We can do more than just imagine the possibilities. We can achieve them. We have the ability to be more creative as new technologies have made harnessing renewable resources, like solar, promising. And that is a good thing. Particularly for the rural South which boasts a strong potential to harness the sun’s power to create local, USA-made electricity that can help power our nation.
But we cannot achieve this dream overnight. It requires organization, community-participation, public investment, and policy change. And this effort is needed now, more than ever. Farmers across the nation are faced with the peril of losing farm land. According to the American Farmland Trust, we are losing one acre per minute to commercial and residential development. And while all farmers face this predicament, farmers of color throughout the South watch their land disappear at an even more disastrous rate.
However, there is a sustainable solution that can work for all farmers – the utilization of farmland to create clean, renewable energy while maintaining food production. This can help farmers save their land while fueling the nation’s energy and food demands.
Leveraging the resilience, innovation, and resourcefulness of Black farmers in the South, the Black Family Land Trust (BFLT) is building a foundation for achieving such a solution. The BFLT dedicates capacity, expertise, and resources to support Black farmers, landowners, and ranchers to be recognized as assets and producers in an ever-changing economy. In collaboration with the BFLT’s work to organize and support Black farmers in the South, the Center for Social Inclusion introduces: Renewable Energy Opportunities in the Rural South, a resource for the BFLT and its constituents.

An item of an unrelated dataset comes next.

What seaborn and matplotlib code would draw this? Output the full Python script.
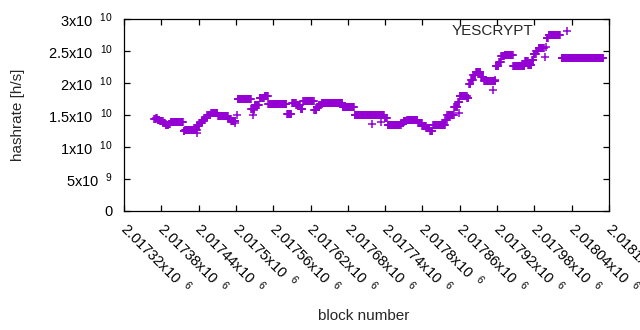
import numpy as np
import pandas as pd
import matplotlib
matplotlib.use("Agg")
import matplotlib.pyplot as plt
import matplotlib.transforms as mtransforms
import seaborn as sns

# hashrate plateaus: each run lasts until the next start (rate in 1e10 h/s, nan = gap)
run_start = [2017369, 2017372, 2017374, 2017378, 2017383, 2017387, 2017392, 2017395,
             2017416, 2017418, 2017438, 2017442, 2017446, 2017450, 2017454, 2017460,
             2017471, 2017488, 2017492, 2017500, 2017503, 2017525, 2017530, 2017538,
             2017546, 2017552, 2017582, 2017590, 2017597, 2017604, 2017608, 2017626,
             2017630, 2017634, 2017638, 2017642, 2017672, 2017691, 2017739, 2017744,
             2017766, 2017770, 2017775, 2017793, 2017800, 2017806, 2017812, 2017817,
             2017837, 2017840, 2017851, 2017857, 2017860, 2017872, 2017875, 2017878,
             2017882, 2017886, 2017894, 2017899, 2017918, 2017923, 2017927, 2017932,
             2017946, 2017965, 2017970, 2017976, 2017979, 2017983, 2017987, 2017996,
             2018000, 2018003, 2018022, 2018024]
run_rate = [1.44, 1.46, 1.42, 1.40, 1.37, 1.34, 1.36, 1.385,
            1.25, 1.265, 1.34, 1.37, 1.42, 1.46, 1.50, 1.525,
            1.485, 1.43, 1.40, np.nan, 1.745, 1.60, 1.66, 1.76,
            1.80, 1.665, 1.51, 1.69, 1.65, 1.60, 1.72, 1.58,
            1.62, 1.66, 1.68, 1.69, 1.63, 1.50, 1.46, 1.335,
            1.37, 1.40, 1.42, 1.38, 1.33, 1.29, 1.255, 1.34,
            1.42, 1.50, 1.63, 1.70, 1.79, 1.76, 1.99, 2.05,
            2.12, 2.17, 2.10, 2.04, 2.27, 2.33, 2.42, 2.44,
            2.26, 2.34, 2.29, 2.36, 2.46, 2.50, 2.55, np.nan,
            2.70, 2.76, np.nan, 2.39]
last_block = 2018091

# single scattered estimates
outlier_block = [2017437, 2017498, 2017501, 2017527, 2017529, 2017719, 2017734,
                 2017858, 2017913, 2017917, 2017997, 2017999]
outlier_rate = [1.21, 1.37, 1.50, 1.50, 1.58, 1.355, 1.395,
                1.53, 1.89, 2.05, 2.41, 2.57]

x_ticks = list(range(2017320, 2018101, 60))
x_labels = ["2.01732x10  $^{6}$", "2.01738x10  $^{6}$", "2.01744x10  $^{6}$", "2.0175x10  $^{6}$",
            "2.01756x10  $^{6}$", "2.01762x10  $^{6}$", "2.01768x10  $^{6}$", "2.01774x10  $^{6}$",
            "2.0178x10  $^{6}$", "2.01786x10  $^{6}$", "2.01792x10  $^{6}$", "2.01798x10  $^{6}$",
            "2.01804x10  $^{6}$", "2.0181x10  $^{6}$"]
y_ticks = [0, 5e9, 1e10, 1.5e10, 2e10, 2.5e10, 3e10]
y_labels = ["0", "5x10  $^{9}$", "1x10  $^{10}$", "1.5x10  $^{10}$", "2x10  $^{10}$",
            "2.5x10  $^{10}$", "3x10  $^{10}$"]

sns.set_style("ticks")
plt.rcParams['font.family'] = ['Liberation Sans', 'DejaVu Sans']
plt.rcParams['mathtext.fontset'] = 'custom'
plt.rcParams['mathtext.rm'] = 'Liberation Sans'
plt.rcParams['mathtext.default'] = 'regular'

bounds = run_start + [last_block + 1]
blocks, rates = [], []
for i, r in enumerate(run_rate):
    for b in range(bounds[i], bounds[i + 1]):
        blocks.append(b)
        rates.append(r)
blocks += outlier_block
rates += outlier_rate
df = pd.DataFrame({"block": blocks, "hashrate": np.array(rates) * 1e10}).dropna()

fig, ax = plt.subplots(figsize=(6.4, 3.3), dpi=100)
fig.subplots_adjust(left=124 / 640, right=609 / 640, bottom=1 - 210.6 / 330, top=1 - 19.3 / 330)

sns.scatterplot(data=df, x="block", y="hashrate", marker="+", s=30, color="#9400d3",
                linewidth=1.1, label="YESCRYPT", ax=ax)

ax.set_xlim(2017320, 2018100)
ax.set_ylim(0, 3e10)
ax.set_xticks(x_ticks)
ax.set_xticklabels(x_labels, rotation=-45, ha="left", va="top", rotation_mode="anchor")
ax.set_yticks(y_ticks)
ax.set_yticklabels(y_labels)
ax.tick_params(direction="in", top=True, right=True, length=4.5, width=0.9,
               labelsize=10.5, colors="black")
ax.tick_params(axis="x", pad=6)
ax.tick_params(axis="y", pad=8)
shift = mtransforms.ScaledTranslation(0.06, 0, fig.dpi_scale_trans)
for lbl in ax.get_xticklabels():
    lbl.set_transform(lbl.get_transform() + shift)
for s in ax.spines.values():
    s.set_visible(True)
    s.set_linewidth(0.9)
    s.set_color("black")

ax.set_xlabel("block number", fontsize=11)
ax.set_ylabel("hashrate [h/s]", fontsize=11)
ax.xaxis.set_label_coords(0.495, -0.515)
ax.yaxis.set_label_coords(-0.204, 0.5)

ax.legend(loc="upper right", bbox_to_anchor=(0.944, 0.975), frameon=False, markerfirst=False,
          borderpad=0, borderaxespad=0, handletextpad=1.2, fontsize=11)

fig.savefig("out.png", dpi=100)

This packet provides an overview of what renewable energy potential exists in the rural South, summarizes grant opportunities, and identifies technical assistance resources that can help farmers navigate the process and build a strategy towards developing a renewable energy future. The packet also identifies barriers that Black farmers face, particularly in Alabama, Mississippi, and South Carolina, while offering short-term and long-term recommendations for the Black Family Land Trust.